Six months after Yale began the Democracy, Security and Justice lecture series to address international issues in the post-Sept. 11 world, Middle East historian Bernard Lewis addressed a topic pressing to that world — methods of government in Muslim countries.

Lewis gave the 18th and final lecture of the series last night in the Law School. Speaking on “Democracy, Legitimacy and Succession in the Middle East,” Lewis detailed the differences in the history of the religion-state relationship in the Christian and Muslim worlds, and argued that some Muslim governments have departed from the principles of Islamic law.

Lewis began by saying he does not agree with the notion that democracy is good while all other governments are bad, calling democracy “a system that we in the English world have worked out.”

He said that before making any judgements, it is important to understand the basic principles of classical government in Islam. He detailed three principles — the “elective,” the “contractual element of sovereignty,” and “accountability” — which require rulers to be chosen, limit their powers and provide for responsible government.

“One cannot describe traditional Islamic government as despotic,” Lewis said. “[Rulers are] bound by strict limits.”

He said that in theory, these principles would create “limited, responsible, contractual government,” but that “in practice there was authoritarian government.”

Lewis spoke of how succession is determined in Islamic law. While there were monarchical practices, he said, Muslim governments “never created a rule of succession” as many Western countries did, in which the law of primogeniture reigned.

In Islamic governments, Lewis said, the ruler nominates a successor, who is usually a member of the family and many times a brother. The heir was usually a “grown-up, experienced” person, not usually a juvenile. He said that this system has worked fairly well and survived into modern times.

Lewis also explained Islamic political thought and the relation between “church and state.”

“There is no equivalent in Islam of ‘The Church,'” he said.

He said that while in Christianity, the church is an institution with archbishops and priests, the Muslim mosque is a building where people congregate to pray.

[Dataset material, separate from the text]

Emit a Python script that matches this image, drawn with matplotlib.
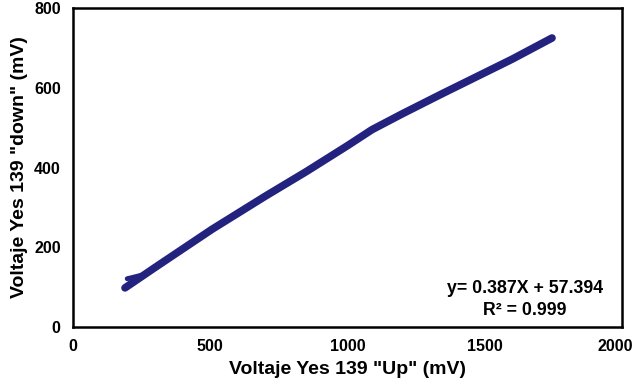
import matplotlib
matplotlib.use("Agg")
import matplotlib.pyplot as plt
import matplotlib.transforms as mtransforms

# readings of the sweep (mV)
up_mv = [189, 300, 506, 700, 850, 1000, 1089, 1200, 1344, 1500, 1600, 1745]
down_mv = [98, 150, 245, 328, 390, 455, 495, 535, 585, 638, 672, 725]
# short second branch at the low end of the sweep
up_start = [197, 215, 250]
down_start = [121, 124, 130]

x_ticks = [0, 500, 1000, 1500, 2000]
y_ticks = [0, 200, 400, 600, 800]

plt.rcParams['font.family'] = ['Liberation Sans', 'DejaVu Sans']
plt.rcParams['font.weight'] = 'bold'

fig = plt.figure(figsize=(6.36, 3.86), dpi=100)
ax = fig.add_axes([0.115, 0.153, 0.863, 0.826])

line_color = '#23237f'
ax.plot(up_mv, down_mv, color=line_color, lw=5.5, solid_capstyle='round', solid_joinstyle='round')
ax.plot(up_start, down_start, color=line_color, lw=3.5, solid_capstyle='round')

ax.set_xlim(0, 2000)
ax.set_ylim(0, 800)
ax.set_xticks(x_ticks)
ax.set_yticks(y_ticks)
ax.tick_params(length=0, labelsize=11.5)
ax.tick_params(axis='x', pad=9)
ax.tick_params(axis='y', pad=9)
for lbl in ax.get_xticklabels() + ax.get_yticklabels():
    lbl.set_fontweight('bold')
# keep the last x label inside the figure
last = ax.get_xticklabels()[-1]
last.set_transform(last.get_transform() + mtransforms.ScaledTranslation(-7 / 100, 0, fig.dpi_scale_trans))

for s in ax.spines.values():
    s.set_linewidth(1.8)
    s.set_color('black')

ax.set_xlabel('Voltaje Yes 139 "Up" (mV)', fontsize=14, fontweight='bold', labelpad=5)
ax.set_ylabel('Voltaje Yes 139 "down" (mV)', fontsize=14, fontweight='bold', labelpad=4)

ax.text(0.823, 0.12, 'y= 0.387X + 57.394', transform=ax.transAxes, ha='center', va='center',
        fontsize=12.8, fontweight='bold')
ax.text(0.823, 0.053, 'R² = 0.999', transform=ax.transAxes, ha='center', va='center',
        fontsize=12.8, fontweight='bold')

fig.savefig('out.png', dpi=100)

Islam has had a longer history of interaction between government and religion, Lewis said, beginning with Mohammed’s establishment of a state in Medina, where he ruled.

Lewis went on to argue that some Muslim countries’ attempts at modernization may have led to some of their problems.

“Modernization has greatly reinforced the power of the sovereign,” he said, adding that religious authorities have lost all power and become “salary servants of the state.”

He ended by saying that while modernization for many means the separation of religion from state, this separation was “a Christian remedy for a Christian disease.” He said that some think that since the Muslim countries have tried to model Western nations in their methods of modernization, they should also try separation of religion and state. Others, he said, think that the modernization was excessive rather than inefficient, and that this separation is not the solution.

Nilofar Gardezi ’03 said the lecture was on an important topic.

“The comprehension of the whole polarization between tyranny and freedom in the Western context versus tyranny and justice in the Islamic context is really critical to understanding the situation of Muslims in Islam today,” she said.

But Charles Billington ’04 gave Lewis a mixed review.

“Lewis’s talk was useful to varying degrees,” he said. “He gave a good analysis of what has happened but not what can be done.”